The climate challenge requires fast reduction of greenhouse gas emissions across the globe. FasTen project will explore the potential to accelerate the decarbonisation of the Baltic states in the next 5-15 years. The project will look for opportunities not just in the electricity generation but also how emission free electricity could replace fossil fuels in the heating of buildings, in the transport sector, and in the industrial sector. In the Baltic countries, as elsewhere, these cause more emissions than the electricity sector.

Baltic countries are planning to desynchronize from the Russian electricity grid and synchronize to Central European electricity grid by 2025. This change and decarbonization of the energy sector could have large impacts on energy security. National energy and climate plans include relatively large investments to transmission capacity, wind power, and solar power while phasing out fossil fuel phased capacity.

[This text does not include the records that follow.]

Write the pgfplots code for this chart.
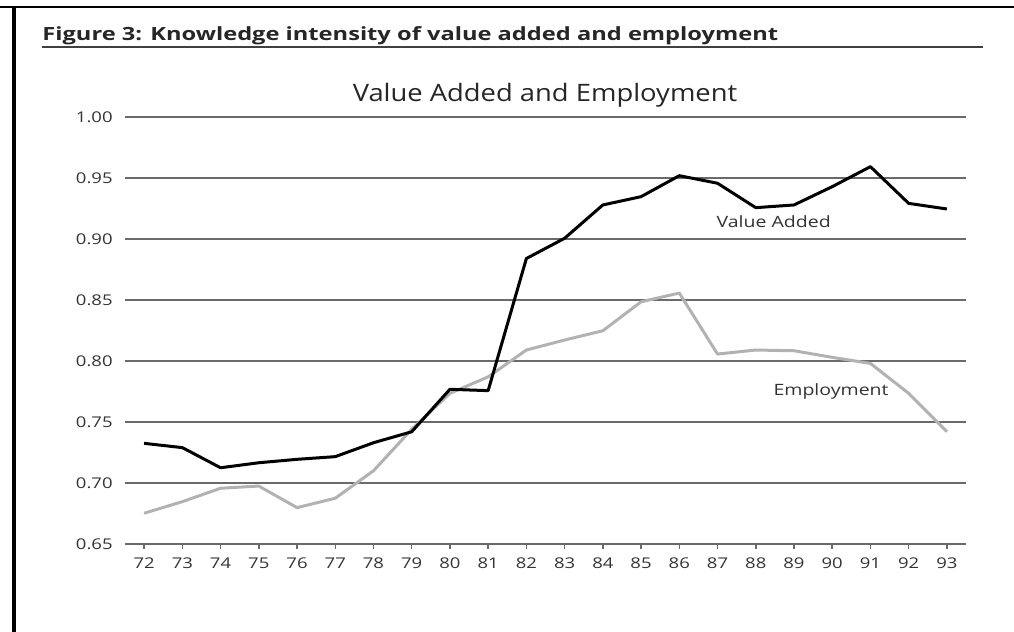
\documentclass[border=0pt]{standalone}
\usepackage{fontspec}
\setmainfont{Open Sans}[FakeStretch=1.25]
\newfontfamily\figtitlefont{Open Sans}[FakeStretch=1.30]
\newfontfamily\charttitlefont{Open Sans}[FakeStretch=1.14]
\usepackage{pgfplots}
\pgfplotsset{compat=1.18}
\definecolor{grid}{HTML}{6A6A6A}
\definecolor{emp}{HTML}{B2B2B2}
\begin{document}
\begin{tikzpicture}
\path[use as bounding box] (0,0) rectangle (507pt,316pt);
% frame
\draw[line width=1pt, black] (0,312.5pt) -- (507pt,312.5pt);
\draw[line width=2pt, black] (6.75pt,312.5pt) -- (6.75pt,0);
% figure title
\node[anchor=base west, inner sep=0, font=\figtitlefont\fontsize{9.1pt}{10pt}\selectfont\bfseries, text=black!85] at (21pt,295.75pt) {Figure 3: Knowledge intensity of value added and employment};
\draw[line width=1pt, black!75] (21pt,292.25pt) -- (491.5pt,292.25pt);
% chart title
\node[anchor=base, inner sep=0, font=\charttitlefont\fontsize{12pt}{13pt}\selectfont, text=black!85] at (272.5pt,265.2pt) {Value Added and Employment};
\begin{axis}[
  at={(62.5pt,44pt)}, anchor=south west,
  scale only axis, width=420.5pt, height=213.5pt,
  xmin=71.5, xmax=93.5, ymin=0.65, ymax=1.0,
  axis line style={draw=none},
  xtick={72,...,93},
  ytick={0.65,0.70,...,1.001},
  yticklabels={0.65,0.70,0.75,0.80,0.85,0.90,0.95,1.00},
  ymajorgrids,
  grid style={color=grid, line width=0.75pt},
  xtick align=outside,
  tick style={color=grid, line width=0.75pt},
  major tick length=2.5pt,
  ytick style={draw=none},
  xtick pos=bottom, ytick pos=left,
  /pgf/number format/assume math mode=true,
  ticklabel style={font=\fontsize{7.4pt}{8pt}\selectfont, text=black!80},
  yticklabel style={anchor=east, inner sep=0pt, xshift=-6pt},
  xticklabel style={anchor=north, inner sep=0pt, yshift=-4.25pt},
  xticklabels={72,73,74,75,76,77,78,79,80,81,82,83,84,85,86,87,88,89,90,91,92,93},
  clip=false,
]
\addplot[emp, line width=1.5pt, line join=round] coordinates {
(72,0.6752) (73,0.6847) (74,0.6957) (75,0.6975) (76,0.6798) (77,0.6875)
(78,0.7100) (79,0.7440) (80,0.7735) (81,0.7870) (82,0.8090) (83,0.8172)
(84,0.8248) (85,0.8485) (86,0.8557) (87,0.8057) (88,0.8090) (89,0.8084)
(90,0.8030) (91,0.7980) (92,0.7735) (93,0.7420)};
\addplot[black, line width=1.5pt, line join=round] coordinates {
(72,0.7325) (73,0.7290) (74,0.7125) (75,0.7166) (76,0.7194) (77,0.7216)
(78,0.7330) (79,0.7420) (80,0.7768) (81,0.7757) (82,0.8840) (83,0.9006)
(84,0.9279) (85,0.9347) (86,0.9519) (87,0.9457) (88,0.9257) (89,0.9279)
(90,0.9429) (91,0.9593) (92,0.9292) (93,0.9246)};
\node[font=\fontsize{7.8pt}{8pt}\selectfont, text=black!80] at (axis cs:88.47,0.914) {Value Added};
\node[font=\fontsize{7.8pt}{8pt}\selectfont, text=black!80] at (axis cs:89.97,0.775) {Employment};
\end{axis}
\end{tikzpicture}
\end{document}
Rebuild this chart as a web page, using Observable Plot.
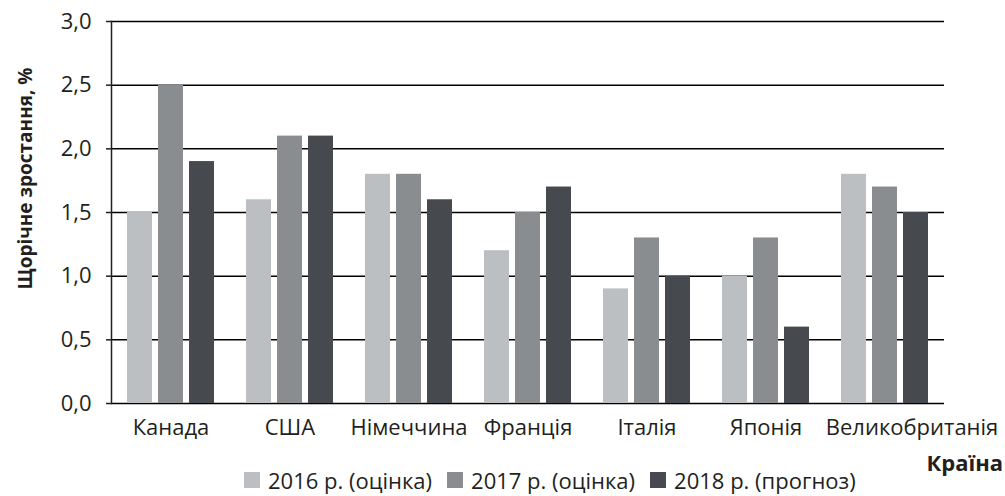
<!DOCTYPE html>
<html>
<head>
<meta charset="utf-8">
<script src="https://cdn.jsdelivr.net/npm/d3@7"></script>
<script src="https://cdn.jsdelivr.net/npm/@observablehq/plot@0.6"></script>
<style>
  html, body { margin: 0; padding: 0; background: #fff; }
  body { width: 1005px; height: 496px; overflow: hidden; font-family: "Open Sans", sans-serif; color: #231f20; }
  #chart svg { display: block; }
  #xlabel { margin-top: 13px; height: 18px; line-height: 18px; font-size: 22px; font-weight: bold; text-align: right; padding-right: 2px; }
  #legend { height: 18px; line-height: 18px; font-size: 22px; padding-left: 244px; display: flex; align-items: center; white-space: nowrap; }
  #legend .item { display: inline-flex; align-items: center; margin-right: 15px; }
  #legend .sw { width: 16px; height: 16px; margin-right: 8px; display: inline-block; }
</style>
</head>
<body>
<div id="chart"></div>
<div id="xlabel">Країна</div>
<div id="legend"></div>
<script>
const countries = ["Канада", "США", "Німеччина", "Франція", "Італія", "Японія", "Великобританія"];
const series = ["2016 р. (оцінка)", "2017 р. (оцінка)", "2018 р. (прогноз)"];
const v2016 = [1.5, 1.6, 1.8, 1.2, 0.9, 1.0, 1.8];
const v2017 = [2.5, 2.1, 1.8, 1.5, 1.3, 1.3, 1.7];
const v2018 = [1.9, 2.1, 1.6, 1.7, 1.0, 0.6, 1.5];
const colors = ["#bcbfc1", "#898d90", "#464a4f"];
const yTicks = [0, 0.5, 1, 1.5, 2, 2.5, 3];
const yTitle = "Щорічне зростання, %";

const seriesValues = [v2016, v2017, v2018];
const data = countries.flatMap((c, i) => seriesValues.map((arr, j) => ({country: c, series: series[j], value: arr[i]})));
const fmt = d => d.toFixed(1).replace(".", ",");
const lastCountry = countries[countries.length - 1];

const chart = Plot.plot({
  width: 1005,
  height: 440,
  marginLeft: 108,
  marginRight: 58,
  marginTop: 21,
  marginBottom: 37,
  style: {fontFamily: "'Open Sans', sans-serif", fontSize: "22px", color: "#231f20", background: "#fff", overflow: "visible"},
  fx: {domain: countries, padding: 0, label: null, axis: null},
  x: {domain: series, axis: null, paddingInner: 0.2, paddingOuter: 0.51},
  y: {domain: [0, 3], label: null},
  color: {domain: series, range: colors},
  marks: [
    Plot.gridY(yTicks, {stroke: "#000", strokeOpacity: 1, strokeWidth: 1.5}),
    Plot.barY(data, {fx: "country", x: "series", y: "value", fill: "series"}),
    Plot.frame({anchor: "left", facetAnchor: "left", stroke: "#231f20", strokeWidth: 1.5}),
    Plot.axisY(yTicks, {tickFormat: fmt, tickSize: 5, tickPadding: 15, label: null, fontSize: 22, stroke: "#231f20", strokeWidth: 1.5}),
    Plot.axisFx({anchor: "bottom", tickSize: 0, tickPadding: 16, label: null, fontSize: 22, tickFormat: d => d === lastCountry ? "" : d}),
    Plot.axisFx({anchor: "bottom", tickSize: 0, tickPadding: 16, label: null, fontSize: 22, dx: 27, tickFormat: d => d === lastCountry ? d : ""}),
    Plot.text([yTitle], {text: d => d, frameAnchor: "left", textAnchor: "middle", rotate: -90, dx: -86, dy: -34, fontWeight: "bold", fontSize: 19, facetAnchor: "left", fill: "#231f20"})
  ]
});
document.getElementById("chart").appendChild(chart);

const legend = document.getElementById("legend");
series.forEach((s, i) => {
  const item = document.createElement("span");
  item.className = "item";
  const sw = document.createElement("span");
  sw.className = "sw";
  sw.style.background = chart.scale("color").apply(s);
  item.appendChild(sw);
  item.appendChild(document.createTextNode(s));
  legend.appendChild(item);
});
</script>
</body>
</html>
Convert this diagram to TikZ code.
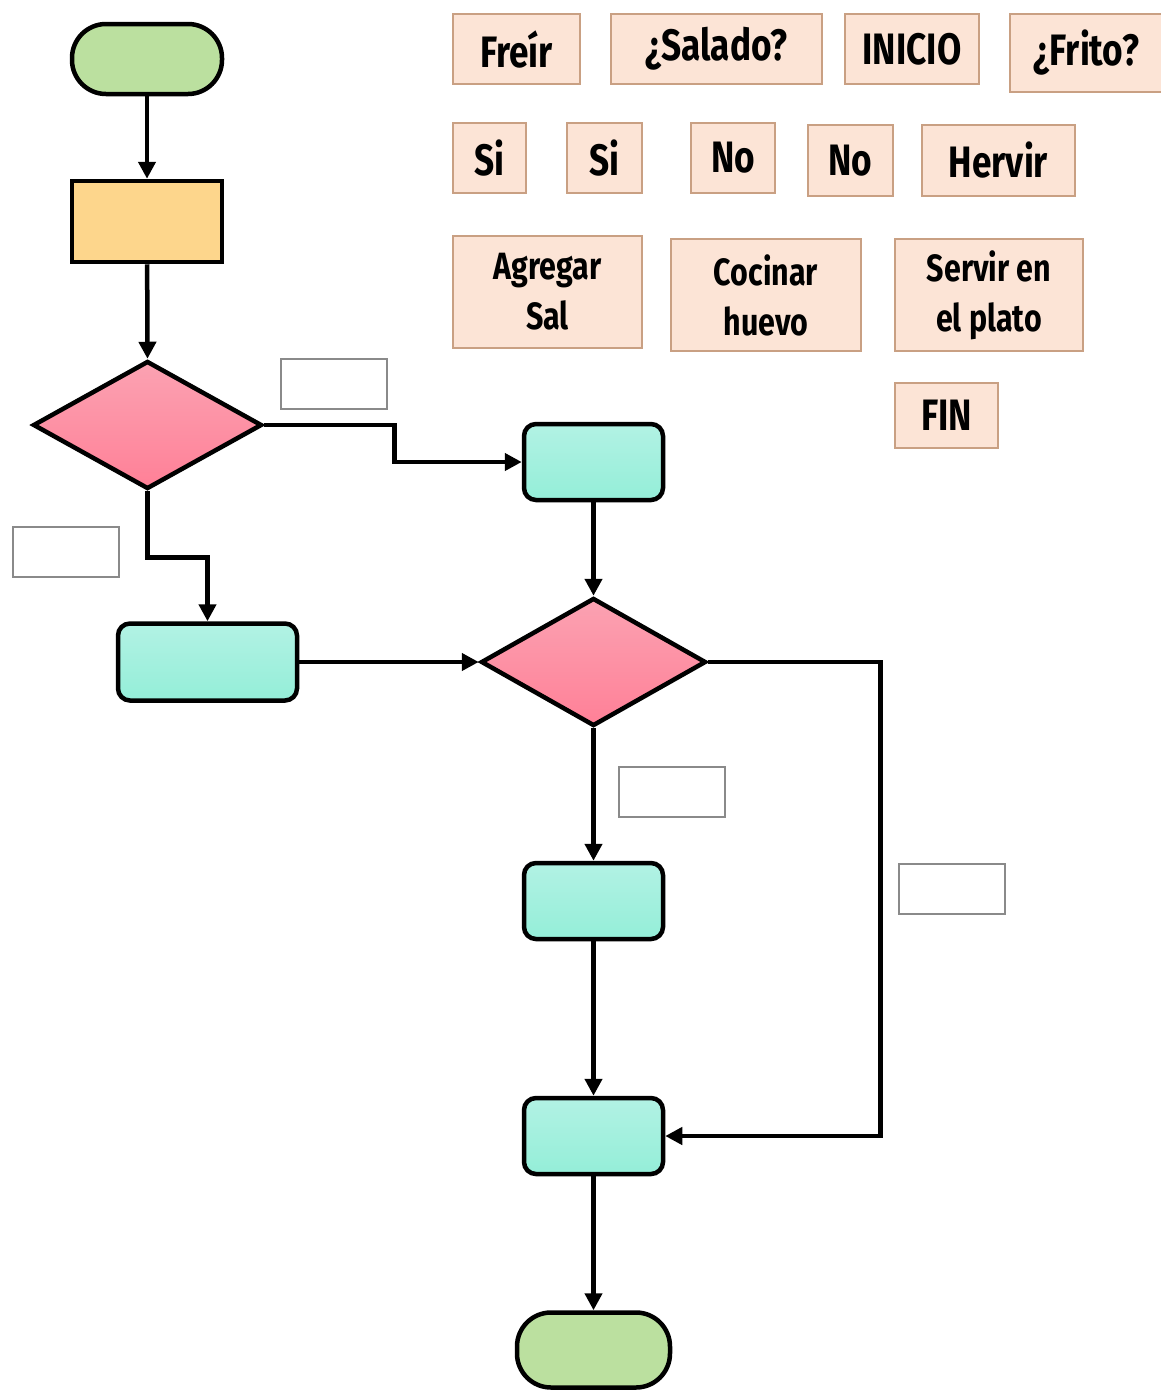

The increasing role of electricity and variable power generation will also mean that moving electricity between regions and countries will become more important – especially since wind can blow on the other side of the Baltic Sea even if it is still in the Baltic states. Consequently, the project will try to understand the costs and benefits of different options to improve energy security.

Collaboration between research organizations has always been hindered by private data sets as well as closed tools and models. FasTen project will setup an open data set using data sources that allow to do this. The project will also use open-source tools and thus enable efficient collaboration between the project partners as well as provide transparent analysis to support energy policy deliberations.